Bills would implement Obama-era Protections, Create Campus Sexual Assault Commission
TRENTON – Today the Senate Higher Education Committee approved legislation sponsored by Senate Higher Education Chair Sandra Cunningham and Senate President Steve Sweeney aiming to protect and provide guidance on policy implementation to prevent sexual assault on college and university campuses.
“Sexual assault is a pervasive issue on college campuses around the country, and right here in New Jersey,” said Senator Cunningham (D-Hudson). “While the Trump Administration threatens to weaken the policies in place to protect survivors of campus sexual assault, we must do everything in our power at the state level to strengthen and improve those policies.”
“By codifying the Obama-era guidelines into state law we will ensure continued protections for our college students in universities’ responses to allegations of sexual assault,” said Senator Sweeney (D- Gloucester/Salem/ Cumberland). “While federal regulations are being rolled back, we will continue to hold universities to a higher standard.”
On September 22, 2017, Secretary of Education Betsy DeVos announced that the Department of Education was withdrawing the statements of policy and guidance reflected in a “Dear Colleague Letter,” issued by the Office for Civil Rights (OCR) under President Barack Obama.

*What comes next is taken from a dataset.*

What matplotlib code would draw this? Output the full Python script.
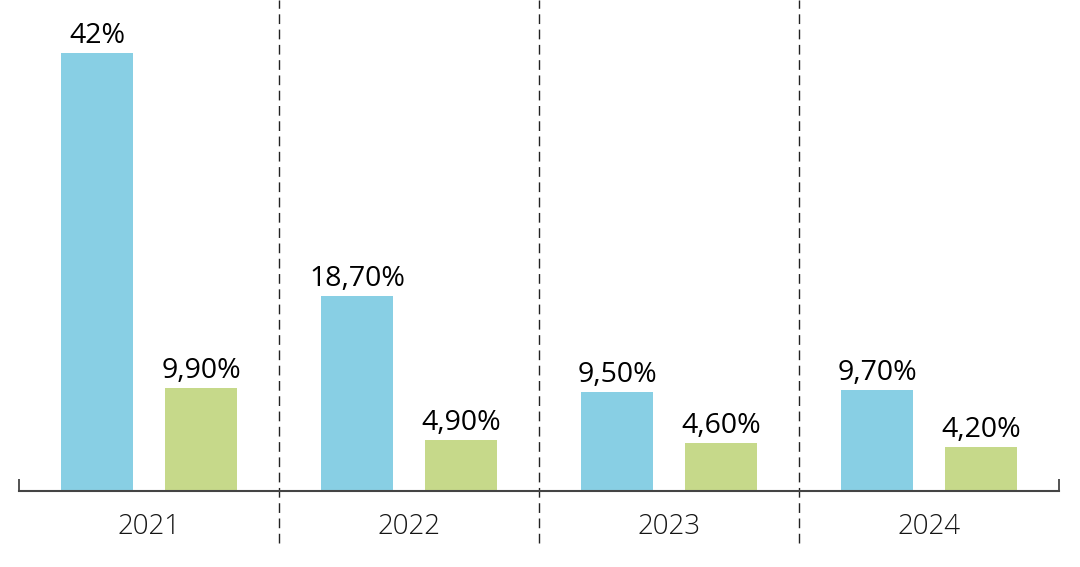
import numpy as np
import matplotlib
matplotlib.use("Agg")
import matplotlib.pyplot as plt

years = ["2021", "2022", "2023", "2024"]
blue_vals = [42.0, 18.7, 9.5, 9.7]
green_vals = [9.9, 4.9, 4.6, 4.2]
blue_labels = ["42%", "18,70%", "9,50%", "9,70%"]
green_labels = ["9,90%", "4,90%", "4,60%", "4,20%"]

plt.rcParams['font.family'] = ['Open Sans', 'DejaVu Sans']

fig = plt.figure(figsize=(10.8, 5.67), dpi=100)
ax = fig.add_axes([19 / 1080, 76 / 567, 1040 / 1080, 491 / 567])

x = np.arange(len(years))
w = 0.277
ax.bar(x - 0.2, blue_vals, w, color='#88CFE4')
ax.bar(x + 0.2, green_vals, w, color='#C6D98A')

for i in range(len(years)):
    ax.annotate(blue_labels[i], (x[i] - 0.2, blue_vals[i]), xytext=(0, 2),
                textcoords='offset points', ha='center', va='bottom',
                fontsize=20.5, color='black')
    ax.annotate(green_labels[i], (x[i] + 0.2, green_vals[i]), xytext=(0, 2),
                textcoords='offset points', ha='center', va='bottom',
                fontsize=20.5, color='black')
    ax.text(x[i], -3.45, years[i], ha='center', va='center', fontsize=20,
            fontweight='light', color='#151515')

ax.set_xlim(-0.5, 3.5)
ax.set_ylim(0, 47.1)

# dashed separators between years
ax.vlines([0.5, 1.5, 2.5], -5.0, 47.1, colors='#222222', linestyles=(0, (7, 4)),
          linewidth=1, clip_on=False)
# end ticks
ax.vlines([-0.5, 3.5], 0, 1.15, colors='#444444', linewidth=1.3, clip_on=False)
ax.axhline(0, color='#444444', linewidth=1.5, clip_on=False)

for s in ax.spines.values():
    s.set_visible(False)
ax.set_xticks([])
ax.set_yticks([])

fig.savefig("out.png", dpi=100)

The justification given by Secretary DeVos for backtracking on these protections is that the rights of those accused of sexual assault were lost or compromised.
Recently, Secretary DeVos proposed new guidelines, which have not yet been finalized, would redefine sexual harassment. The new definition would make it more difficult for students to prove that their experience falls under the term “sexual harassment.”
Title IX protects people from discrimination based on sex in education programs or activities that receive federal financial assistance.
The first bill, S-778, sponsored by Senator Cunningham and Senator Tom Kean, Jr., would establish a Campus Sexual Assault Commission comprised of 12 members to study and evaluate emerging issues, policies and practices concerning campus sexual assault. The twelve-member commission includes experts, stakeholders, members of the public, and at least one campus sexual assault survivor. The Commission would meet quarterly to continue to address emergent issues and provide recommendations periodically to policy makers.
The second bill, S-779, sponsored by Senator Cunningham and Senator Sweeney, would require universities in the state to continue to follow the guidelines for handling sexual assault laid out by the Obama Administration, which Secretary of Education Betsy DeVos repealed. The bill addresses the procedures followed in response to allegations of sexual harassment, and ensures the process complies with the previous federal guidelines. It requires reports of sexual assault and sexual violence be investigated and adjudicated in a timely manner.
The bill also requires both public and private institutions of higher education to report the total number of allegations made by or against students, along with a summary of its efforts in responding to the allegations. The information compiled would be submitted annually to the Governor and the Legislature.
According to a report by the New Jersey Task Force on Campus Sexual Assault released in June 2017, approximately 20 percent of undergraduate women experience sexual violence while on college campuses around the nation, most often in their first year of school. Data also shows that a larger number of undergraduate students, particularly women, are impacted by sexual violence while on campus.
Both of the bills were released from committee by votes of 3-0, and next head to the full Senate for further consideration.